The input.
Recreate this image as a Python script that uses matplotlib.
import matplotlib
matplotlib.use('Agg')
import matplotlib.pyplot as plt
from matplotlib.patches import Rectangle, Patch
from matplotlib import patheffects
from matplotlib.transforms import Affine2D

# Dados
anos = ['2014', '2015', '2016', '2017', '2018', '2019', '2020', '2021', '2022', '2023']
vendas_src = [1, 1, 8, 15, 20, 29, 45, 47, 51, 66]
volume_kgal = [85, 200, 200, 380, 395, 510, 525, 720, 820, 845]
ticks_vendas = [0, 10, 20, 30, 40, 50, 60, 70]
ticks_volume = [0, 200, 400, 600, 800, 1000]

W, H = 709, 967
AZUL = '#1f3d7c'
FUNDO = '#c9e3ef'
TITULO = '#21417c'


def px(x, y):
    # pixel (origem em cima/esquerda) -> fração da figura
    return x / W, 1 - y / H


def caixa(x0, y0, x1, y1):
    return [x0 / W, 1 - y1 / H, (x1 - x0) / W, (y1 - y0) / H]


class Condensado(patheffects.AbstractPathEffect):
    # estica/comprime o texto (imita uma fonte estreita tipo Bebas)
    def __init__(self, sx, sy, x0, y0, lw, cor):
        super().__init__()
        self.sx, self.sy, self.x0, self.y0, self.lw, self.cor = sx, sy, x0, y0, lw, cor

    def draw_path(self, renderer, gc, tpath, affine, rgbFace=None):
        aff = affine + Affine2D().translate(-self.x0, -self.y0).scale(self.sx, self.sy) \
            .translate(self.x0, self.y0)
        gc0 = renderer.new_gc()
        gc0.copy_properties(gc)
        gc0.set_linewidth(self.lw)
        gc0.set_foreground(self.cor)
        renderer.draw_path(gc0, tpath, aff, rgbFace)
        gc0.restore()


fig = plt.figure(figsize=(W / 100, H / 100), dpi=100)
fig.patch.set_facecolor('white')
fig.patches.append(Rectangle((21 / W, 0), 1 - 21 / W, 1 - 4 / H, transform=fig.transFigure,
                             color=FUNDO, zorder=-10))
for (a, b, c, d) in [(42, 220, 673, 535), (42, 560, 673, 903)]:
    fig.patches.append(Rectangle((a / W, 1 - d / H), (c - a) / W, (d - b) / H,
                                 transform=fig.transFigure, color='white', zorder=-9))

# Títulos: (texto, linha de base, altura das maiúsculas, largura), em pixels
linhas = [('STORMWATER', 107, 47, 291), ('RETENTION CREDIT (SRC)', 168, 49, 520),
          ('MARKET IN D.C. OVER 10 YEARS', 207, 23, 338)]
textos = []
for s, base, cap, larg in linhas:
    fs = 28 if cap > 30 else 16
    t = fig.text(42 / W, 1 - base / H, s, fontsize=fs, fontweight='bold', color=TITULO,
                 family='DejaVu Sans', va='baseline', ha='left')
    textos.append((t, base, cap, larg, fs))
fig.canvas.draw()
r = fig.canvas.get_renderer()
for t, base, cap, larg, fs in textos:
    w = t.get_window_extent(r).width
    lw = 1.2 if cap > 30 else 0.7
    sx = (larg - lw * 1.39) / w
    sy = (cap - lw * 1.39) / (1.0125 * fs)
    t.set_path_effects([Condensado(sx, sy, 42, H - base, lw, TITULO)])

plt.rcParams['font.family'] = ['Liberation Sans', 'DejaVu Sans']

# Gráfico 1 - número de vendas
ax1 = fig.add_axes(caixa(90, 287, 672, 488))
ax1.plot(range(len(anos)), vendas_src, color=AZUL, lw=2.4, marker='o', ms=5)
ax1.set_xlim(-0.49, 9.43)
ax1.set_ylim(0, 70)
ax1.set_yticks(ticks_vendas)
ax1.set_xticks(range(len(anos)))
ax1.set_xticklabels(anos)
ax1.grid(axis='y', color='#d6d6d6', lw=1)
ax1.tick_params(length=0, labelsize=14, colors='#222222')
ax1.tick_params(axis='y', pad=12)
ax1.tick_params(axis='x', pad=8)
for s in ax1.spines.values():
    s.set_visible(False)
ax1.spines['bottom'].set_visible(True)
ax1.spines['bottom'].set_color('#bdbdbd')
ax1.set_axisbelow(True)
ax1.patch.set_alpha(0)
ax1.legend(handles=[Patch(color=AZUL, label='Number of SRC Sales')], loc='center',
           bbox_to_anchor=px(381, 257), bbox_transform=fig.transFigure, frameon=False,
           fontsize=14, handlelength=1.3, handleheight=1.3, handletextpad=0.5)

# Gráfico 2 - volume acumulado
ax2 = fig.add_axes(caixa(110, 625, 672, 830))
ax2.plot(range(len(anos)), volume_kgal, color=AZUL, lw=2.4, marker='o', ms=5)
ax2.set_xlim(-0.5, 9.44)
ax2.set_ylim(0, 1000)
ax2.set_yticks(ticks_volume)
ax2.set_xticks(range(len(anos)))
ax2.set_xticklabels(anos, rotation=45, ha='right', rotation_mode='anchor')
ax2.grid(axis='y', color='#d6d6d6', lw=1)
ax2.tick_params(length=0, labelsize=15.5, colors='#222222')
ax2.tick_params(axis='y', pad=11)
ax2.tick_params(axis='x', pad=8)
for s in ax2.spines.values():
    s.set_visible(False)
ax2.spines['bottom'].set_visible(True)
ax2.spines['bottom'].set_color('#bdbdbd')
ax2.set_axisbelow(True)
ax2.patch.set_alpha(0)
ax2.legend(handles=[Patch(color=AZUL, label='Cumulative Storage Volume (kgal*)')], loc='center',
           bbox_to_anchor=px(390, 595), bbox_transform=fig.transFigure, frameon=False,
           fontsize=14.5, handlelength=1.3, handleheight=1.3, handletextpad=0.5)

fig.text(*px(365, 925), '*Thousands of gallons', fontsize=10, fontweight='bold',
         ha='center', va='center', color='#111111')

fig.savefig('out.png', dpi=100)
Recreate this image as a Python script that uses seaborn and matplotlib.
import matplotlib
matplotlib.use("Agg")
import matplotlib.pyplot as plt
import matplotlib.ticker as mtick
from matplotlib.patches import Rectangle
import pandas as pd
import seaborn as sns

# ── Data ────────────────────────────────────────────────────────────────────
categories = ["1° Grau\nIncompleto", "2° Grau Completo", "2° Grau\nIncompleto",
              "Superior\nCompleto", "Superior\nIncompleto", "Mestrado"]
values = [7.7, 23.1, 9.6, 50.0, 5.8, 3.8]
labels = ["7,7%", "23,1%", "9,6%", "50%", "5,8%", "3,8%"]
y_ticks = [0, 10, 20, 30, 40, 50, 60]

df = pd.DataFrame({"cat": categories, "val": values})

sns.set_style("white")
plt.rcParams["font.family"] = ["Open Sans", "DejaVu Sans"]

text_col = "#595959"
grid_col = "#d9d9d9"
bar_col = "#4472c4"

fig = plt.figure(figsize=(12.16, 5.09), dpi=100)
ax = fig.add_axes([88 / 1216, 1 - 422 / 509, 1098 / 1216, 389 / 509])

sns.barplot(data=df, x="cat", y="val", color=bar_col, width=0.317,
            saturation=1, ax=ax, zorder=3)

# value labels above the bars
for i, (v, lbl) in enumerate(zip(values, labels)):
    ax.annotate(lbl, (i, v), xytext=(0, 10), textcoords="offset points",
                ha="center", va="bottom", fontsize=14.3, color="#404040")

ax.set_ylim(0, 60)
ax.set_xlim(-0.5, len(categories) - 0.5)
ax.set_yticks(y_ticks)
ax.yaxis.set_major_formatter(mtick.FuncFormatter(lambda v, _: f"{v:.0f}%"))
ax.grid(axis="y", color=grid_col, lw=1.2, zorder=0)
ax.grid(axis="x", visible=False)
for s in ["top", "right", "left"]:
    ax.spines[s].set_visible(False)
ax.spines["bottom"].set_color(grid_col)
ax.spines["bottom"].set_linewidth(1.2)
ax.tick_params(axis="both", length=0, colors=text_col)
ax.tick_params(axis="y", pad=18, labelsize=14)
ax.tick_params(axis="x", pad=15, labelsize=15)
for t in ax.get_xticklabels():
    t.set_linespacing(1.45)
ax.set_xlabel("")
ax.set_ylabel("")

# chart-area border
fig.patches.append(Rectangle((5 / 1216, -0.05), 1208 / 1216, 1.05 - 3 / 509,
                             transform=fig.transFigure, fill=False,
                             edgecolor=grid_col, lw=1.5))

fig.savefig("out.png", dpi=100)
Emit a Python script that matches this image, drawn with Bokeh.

Instructions for the task.
State only how many lines in the material include "uses".

Reply.
2